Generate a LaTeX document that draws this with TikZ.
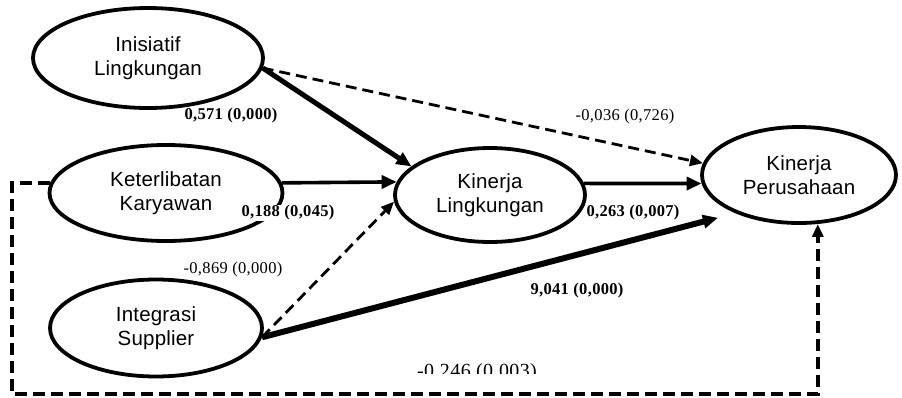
\documentclass[tikz,border=0pt]{standalone}
\usepackage{fontspec}
\setmainfont{Liberation Serif}
\newfontfamily\elfont[LetterSpace=1]{Liberation Sans}
\newfontfamily\numfont[LetterSpace=2]{Liberation Serif}
\usetikzlibrary{shapes.geometric,arrows.meta}
\begin{document}
\begin{tikzpicture}[x=1pt,y=1pt,
  latent/.style={ellipse,draw,line width=3.8pt,inner sep=0pt,align=center,
    font=\elfont\fontsize{20.5}{24}\selectfont},
  coefb/.style={font=\numfont\fontsize{16.5}{18}\selectfont\bfseries,inner sep=0pt},
  coefn/.style={font=\numfont\fontsize{16.5}{18}\selectfont,inner sep=0pt},
  solidarr/.style={-{Triangle[length=15pt,width=13pt]}},
  dasharr/.style={dash pattern=on 11pt off 6pt,line width=2.8pt,-{Triangle[length=13pt,width=11pt]}},
  bigdash/.style={dash pattern=on 12pt off 6pt,line width=4.2pt,-{Triangle[length=13pt,width=11pt]}}
]
\useasboundingbox (0,0) rectangle (902,-397);

\node[latent,minimum width=230pt,minimum height=100pt] (ini) at (148,-58) {Inisiatif\\Lingkungan};
\node[latent,minimum width=233pt,minimum height=96pt] (ket) at (166,-193) {Keterlibatan\\Karyawan};
\node[latent,minimum width=190pt,minimum height=94pt] (kl) at (490,-195) {Kinerja\\Lingkungan};
\node[latent,minimum width=194pt,minimum height=96pt] (kp) at (799,-175) {Kinerja\\Perusahaan};
\node[latent,minimum width=212pt,minimum height=97pt] (int) at (156,-328) {Integrasi\\Supplier};

% connectors
\draw[solidarr,line width=5pt] (ini.-5) -- (kl.160);
\draw[dasharr] (ini.-5) -- (kp.173);
\draw[solidarr,line width=3.6pt] (ket.5) -- (kl.172);
\draw[solidarr,line width=3.6pt] (kl.7) -- (kp.185);
\draw[dasharr] (int.-5) -- (kl.184);
\draw[solidarr,line width=6pt,shorten >=18pt] (int.-5) -- (kp.211);
\coordinate (bl) at (12,-394);
\draw[bigdash] (ket.175) -| (bl) -| (kp.-69);

% labels
\node[coefb] (l1) at (231,-116) {0,571 (0,000)};
\node[coefn] (l2) at (625,-117) {-0,036 (0,726)};
\node[coefb,fill=white,inner sep=1pt] (l3) at (288,-213) {0,188 (0,045)};
\node[coefb] (l4) at (633,-213) {0,263 (0,007)};
\node[coefn] (l5) at (233,-270) {-0,869 (0,000)};
\node[coefb] (l6) at (577,-291) {9,041 (0,000)};
\begin{scope}
  \clip (380,-355) rectangle (580,-373);
  \node[coefn,font=\numfont\fontsize{20}{22}\selectfont,anchor=base] (l7) at (477,-377) {-0,246 (0,003)};
\end{scope}
\end{tikzpicture}
\end{document}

■ **GIVEN EXERCISE**
Repeat the listing verbatim. Skip the pictures.

■ **EXPECTED ANSWER**
Generate a LaTeX document that draws this with TikZ.
\documentclass[tikz,border=0pt]{standalone}
\usepackage{fontspec}
\setmainfont{Liberation Serif}
\newfontfamily\elfont[LetterSpace=1]{Liberation Sans}
\newfontfamily\numfont[LetterSpace=2]{Liberation Serif}
\usetikzlibrary{shapes.geometric,arrows.meta}
\begin{document}
\begin{tikzpicture}[x=1pt,y=1pt,
  latent/.style={ellipse,draw,line width=3.8pt,inner sep=0pt,align=center,
    font=\elfont\fontsize{20.5}{24}\selectfont},
  coefb/.style={font=\numfont\fontsize{16.5}{18}\selectfont\bfseries,inner sep=0pt},
  coefn/.style={font=\numfont\fontsize{16.5}{18}\selectfont,inner sep=0pt},
  solidarr/.style={-{Triangle[length=15pt,width=13pt]}},
  dasharr/.style={dash pattern=on 11pt off 6pt,line width=2.8pt,-{Triangle[length=13pt,width=11pt]}},
  bigdash/.style={dash pattern=on 12pt off 6pt,line width=4.2pt,-{Triangle[length=13pt,width=11pt]}}
]
\useasboundingbox (0,0) rectangle (902,-397);

\node[latent,minimum width=230pt,minimum height=100pt] (ini) at (148,-58) {Inisiatif\\Lingkungan};
\node[latent,minimum width=233pt,minimum height=96pt] (ket) at (166,-193) {Keterlibatan\\Karyawan};
\node[latent,minimum width=190pt,minimum height=94pt] (kl) at (490,-195) {Kinerja\\Lingkungan};
\node[latent,minimum width=194pt,minimum height=96pt] (kp) at (799,-175) {Kinerja\\Perusahaan};
\node[latent,minimum width=212pt,minimum height=97pt] (int) at (156,-328) {Integrasi\\Supplier};

% connectors
\draw[solidarr,line width=5pt] (ini.-5) -- (kl.160);
\draw[dasharr] (ini.-5) -- (kp.173);
\draw[solidarr,line width=3.6pt] (ket.5) -- (kl.172);
\draw[solidarr,line width=3.6pt] (kl.7) -- (kp.185);
\draw[dasharr] (int.-5) -- (kl.184);
\draw[solidarr,line width=6pt,shorten >=18pt] (int.-5) -- (kp.211);
\coordinate (bl) at (12,-394);
\draw[bigdash] (ket.175) -| (bl) -| (kp.-69);

% labels
\node[coefb] (l1) at (231,-116) {0,571 (0,000)};
\node[coefn] (l2) at (625,-117) {-0,036 (0,726)};
\node[coefb,fill=white,inner sep=1pt] (l3) at (288,-213) {0,188 (0,045)};
\node[coefb] (l4) at (633,-213) {0,263 (0,007)};
\node[coefn] (l5) at (233,-270) {-0,869 (0,000)};
\node[coefb] (l6) at (577,-291) {9,041 (0,000)};
\begin{scope}
  \clip (380,-355) rectangle (580,-373);
  \node[coefn,font=\numfont\fontsize{20}{22}\selectfont,anchor=base] (l7) at (477,-377) {-0,246 (0,003)};
\end{scope}
\end{tikzpicture}
\end{document}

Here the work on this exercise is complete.